According to the American Macular Degeneration Foundation, the condition causes more vision loss than cataracts and glaucoma combined. Yet it doesn’t cause complete blindness, but rather the loss of central vision says Dr Shaun Thompson, an ophthalmologist based at Mediclinic Tzaneen and Mediclinic Limpopo.
Types of macular degeneration
‘The macula is the area of your eye that is most sensitive for seeing detail – the centre of your prime vision,’ explains Dr Thompson. ‘Macular degeneration happens mostly with older people from their 60s into their 70s, 80s and 90s – the older you are, the higher the risk.’ While forms of macular degeneration can strike younger people, especially those with a genetic predisposition, this is quite rare, while age-related macular degeneration is very common.
There are two types of age-related macular degeneration (AMD):
- Dry AMD: The first sign is seeing little white dots at the back of the eye. ‘It’s probably not doing any damage yet at that stage. The rods and cones – the two types of photoreceptors in the human retina – start dying off and then you get little gaps in your vision in that sensitive area which is called dry AMD (age-related macular degeneration),’ explains Dr Thompson.
- Wet AMD: When it worsens, you get little cracks in the back of the eye and abnormal blood vessels grow through the macula and retina, causing wet AMD. ‘If it’s wet, we can keep it under control and keep the vision going for a long time but generally the little gaps eventually become big gaps – much like a big hole in the middle of your vision,’ explains Dr Thompson. ‘However, you can still see around that gap.’
Signs of wet AMD
If wet AMD is caught early it’s easier to treat. ‘If we see someone with dry macular degeneration – that’s how it normally starts – we warn them to test their vision on a regular basis, testing each eye independently,’ says Dr Thompson. ‘If they look at a straight line, such as a door frame, and it looks like it’s bending, or if there’s a really quick degeneration in vision over a few days or weeks, then the patient’s eyes must be checked quickly to see whether it’s converted to wet AMD.’
‘Regular comprehensive eye exams can detect macular degeneration before the disease causes vision loss,’ reports the National Eye Institute in the US. ‘Treatment can slow vision loss. It does not restore vision.’
According to Dr Thompson, wet AMD is treated with an injection of anti-angiogenic medications into the eye, which stops the growth of excessive blood vessels. Commonly used drugs include Avastin and Lucentis, which keep the disease under control.
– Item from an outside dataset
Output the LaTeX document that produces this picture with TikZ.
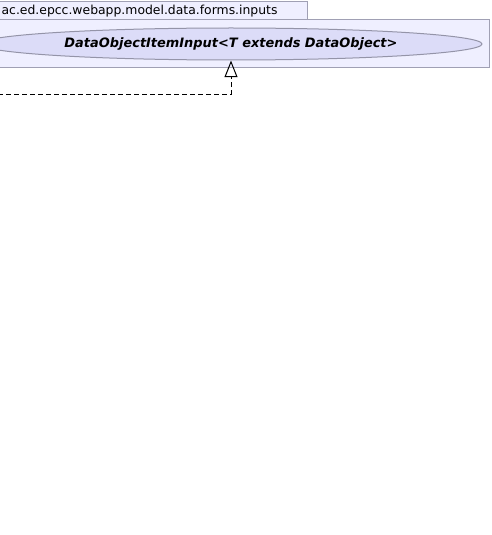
\documentclass[tikz,border=0pt]{standalone}
\usepackage{fontspec}
\setmainfont{DejaVu Sans}
\usetikzlibrary{shapes.geometric, positioning, arrows.meta}

\definecolor{pkgfill}{HTML}{EFEFFF}
\definecolor{pkgline}{HTML}{A0A0B4}
\definecolor{clsfill}{HTML}{DCDCF8}
\definecolor{clsline}{HTML}{9494A8}

\begin{document}
\begin{tikzpicture}[x=0.75pt, y=-0.75pt,
        pkgbox/.style={draw=pkgline, fill=pkgfill, line width=0.75pt},
        clsnode/.style={ellipse, draw=clsline, fill=clsfill, line width=0.75pt,
            minimum width=376.5pt, minimum height=24pt, inner sep=0pt,
            font=\fontsize{9.7}{11}\selectfont\bfseries\itshape},
        realize/.style={line width=0.75pt, dash pattern=on 3.75pt off 2.25pt,
            -{Triangle[open, width=9.75pt, length=12.5pt]}}]
        \useasboundingbox (0,0) rectangle (492,535);
        % package tab and body
        \draw[pkgbox] (-10,2) rectangle (307,20);
        \draw[pkgbox] (-10,20) rectangle (489,68);
        \node[anchor=west, inner sep=1pt, font=\fontsize{9.3}{11}\selectfont] (pkgname) at (0,11) {ac.ed.epcc.webapp.model.data.forms.inputs};
        \node[clsnode] (cls) at (231,44) {DataObjectItemInput<T extends DataObject>};
        \coordinate (sub) at (-10,94);
        \draw[realize] (sub) -| (cls.south);
    \end{tikzpicture}
\end{document}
According to Dr Thompson, a multivitamin called Ocuvite is used in the treatment of dry AMD. It was shown in the National Institute of Health (NIH) AREDS studies to be most effective in slowing down the dry type of AMD.
‘Smoking and poor eating are huge dangers for macular degeneration patients,’ says Dr Thompson. Lifestyle factors that help to offset or slow down the progression of macular degeneration therefore include stopping smoking, eating a healthy diet high in green leafy vegetables and fish, and exercising.
Impact on vision
‘The loss of central vision in AMD can interfere with simple everyday activities, such as the ability to see faces, drive, read, write, or do close work, such as cooking or fixing things around the house,’ reports NIH Senior Health.
‘Macular degeneration never leads to complete blindness,’ emphasises Dr Thompson. It rather results in the loss of central vision. ‘Generally people can’t read at all or they need to use a magnifying glass to read with. However, they can move around freely and will never have to walk with a stick.’